Why São Vicente da Fora monastery in Lisbon is worth visiting
I only went to São Vicente da Fora monastery because I’d heard it had a good viewpoint.
“It’s the best view of Lisbon,” promised the man on reception, “But before the view, there is all this to see,” he said, waving his hand towards a faded poster showing the highlights of the museum.
At this point, I was still only really interested in the view but set off with an open mind to explore the monastery.
The first thing to impress me was the grande baroque style entrance hall, still doing its job after hundreds of years. Panels of blue and white azulejos painted with full-length portraits of kings adorn the walls. The floor is a mosaic of coloured marble and the low vaulted ceiling is cleverly painted with a 3-D effect that creates an illusion of height.
There’s very little furniture in the entrance hall but this reliquary chest caught my eye. It contains the bones of several 16th century martyrs who were killed trying to spread Christianity in Morocco.
I spent very little time in the religious history section but if anyone’s interested in finding out about the history of the Catholic church in Portugal, there’s plenty of detail and artefacts here. Even though I didn’t linger, I couldn’t help noticing that the full set of priestly robes includes matching socks and booties.
Also worthy of note, in my opinion at least, is the Jesus doll which comes with 25 different outfits.
I passed through the cloisters, stopping occasionally to admire the scenes depicted in the azulejos that line its walls. Everything from rural life to royal events is covered in these paintings, providing a fascinating insight into life in 18th century Portugal.
Moving on, the pantheon holds some rather impressive royal tombs.
One of the highlights for me was the sacristy. Floor to ceiling coloured inlaid marble decorates the walls and the ceiling is a giant oil painting. The two beautiful wooden chests used to hold the vestments and the room served as the priests’ dressing room.
I paid scant attention to the collection of shells housed in a side room and offered a cursory glance at the fragments of cloth and ceramics on display.
Much more interesting is the display of 38 azulejo panels entitled Fábulas (Fables). Each panel illustrates a fable written by the French poet and philosopher Jean de la Fontaine. Originally commissioned in the late 18th century to decorate the monastery cloisters, the panels are now displayed alongside a copy of the original illustrations and the story it represents, in English, French and Portuguese. Here’s an example:
An old man and his children
An old man gathered his children around his deathbed and said, “My children, try to break this bundle of sticks without untying them.” Each of them tried, from the youngest to the oldest, but not one of them was able to break the bundle. Next, the old man untied the bundle and broke each stick individually. A very clever way of getting the message across that they should stick together (pardon the pun).
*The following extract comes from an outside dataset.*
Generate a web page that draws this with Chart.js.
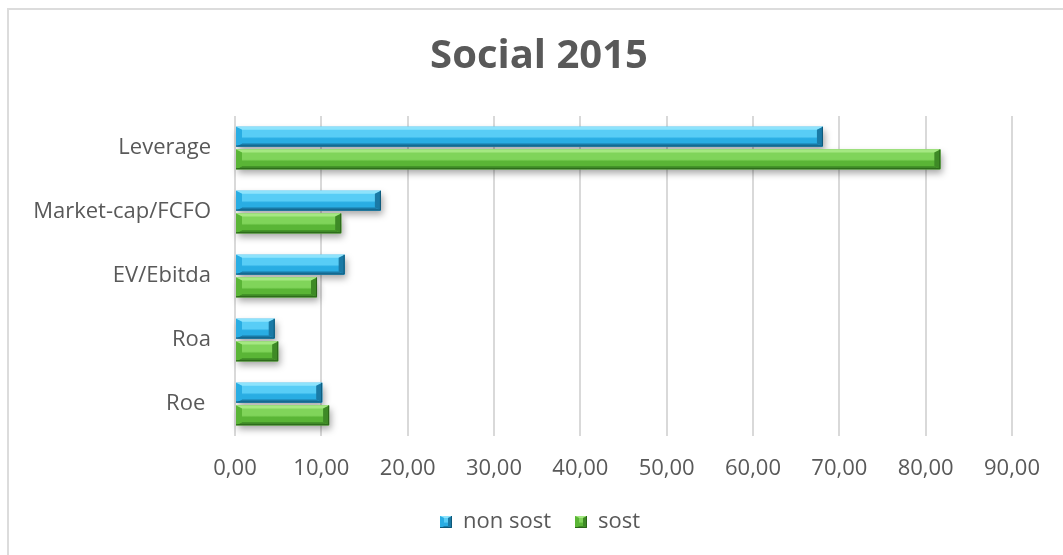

Once I’d had my fill of moral tales, I did what I originally came here for and climbed the stairs to the rooftop. The day I visited was stormy indeed so the view, whilst impressive, was not as far-reaching or clear as it might be. I battled the wind and grabbed some photos before huge splats of rain forced me back inside.
As you can see, there’s a lot more to the monastery than great views, especially if you like azulejos (hand painted tiles) and marble.
If you come on a Tuesday or Saturday, you could combine your trip with a nosey around the famous Feira da Ladra flea market which takes place behind the church. I’d also recommend going to the nearby National Pantheon for yet more amazing marble, noble tombs and stunning views.
São Vicente da Fora monastery is to the right of the church steps in Largo de São Vicente in Graça. Take tram 28 and get off at the Feira da Ladra (Flea market).
It’s open every day except Monday from 10 am to 6pm with last entry at 5pm.
Entry costs 4 euros with no discounts for Lisbon Card holders.